The simple circuit is an important step in showing the feasibility of “optical computing,” said Frank Tooley, a lecturer in the physics department of Heriot-Watt University in Edinburgh, Scotland.
Tooley is co-author of a report on the circuit in today’s issue of the British journal Nature.
In an accompanying editorial, Alan Miller of the Royal Signals and Radar Establishment in Malvern, England, wrote that the research demonstrates that optical devices can fulfill several key requirements for setting up computer circuits.
Future Computer Design
It also shows that optics could be useful in so-called parallel computing, Miller wrote. In that concept, computers carry out many operations at once. Standard computers perform one operation at a time.
Scientists are interested in optical computing as they look to future computer design. One problem with standard computer electronics is that when wires are jammed close together, their electric currents can interfere with each other. But light beams can pass through each other without interference, allowing easier interconnections in tight quarters.
Light beams also carry information faster than wires can.

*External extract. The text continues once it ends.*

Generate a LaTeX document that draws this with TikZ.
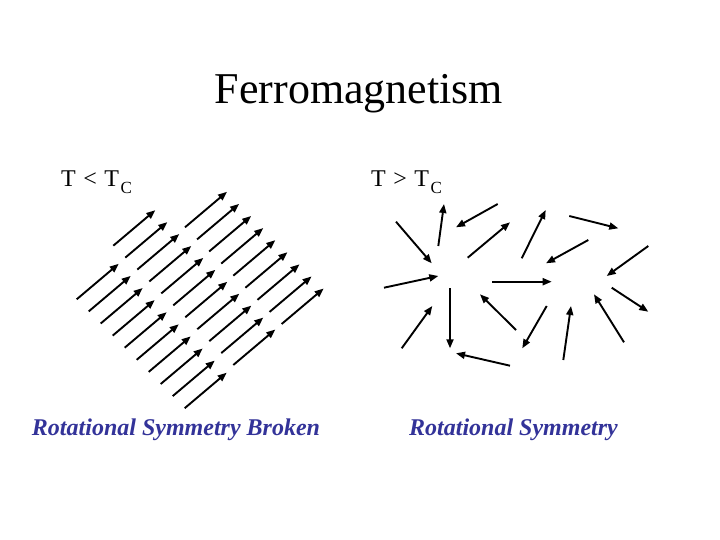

But scientists do not know how optical computers would compare to future electronic machines in speed, size, cost, reliability or other considerations, said R. A. Athale, manager of the optical computing technology group at BDM Corp., a McLean, Va., consulting, research and development concern.
May Have Different Role
Some hope that optical machines will handle entirely different classes of problems than today’s computers do, he said.

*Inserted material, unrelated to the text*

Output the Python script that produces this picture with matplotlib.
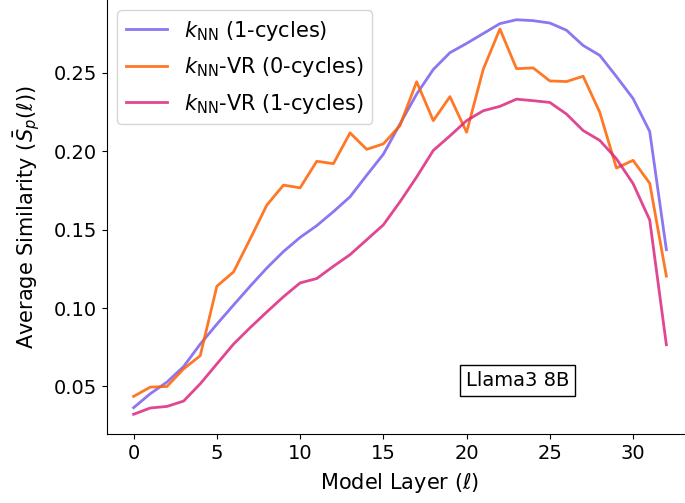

Besides the Heriot-Watt group, key optical computing research is being done by scientists at AT&T; Bell Laboratories in Holmdel, N.J., and the University of Arizona.
The Heriot-Watt circuit consists essentially of three specially coated glass plates, each of which functions like a switch that can turn the next “switch” in the circuit on or off. The plates, along with lenses and mirrors, are positioned so that laser beams can be passed from one plate to the next around a loop, eliminating the need for wires.
The switching ability lies in the coating on the glass. The coating can either reflect the laser beam or let it pass through, depending on whether the “switch” is on or off.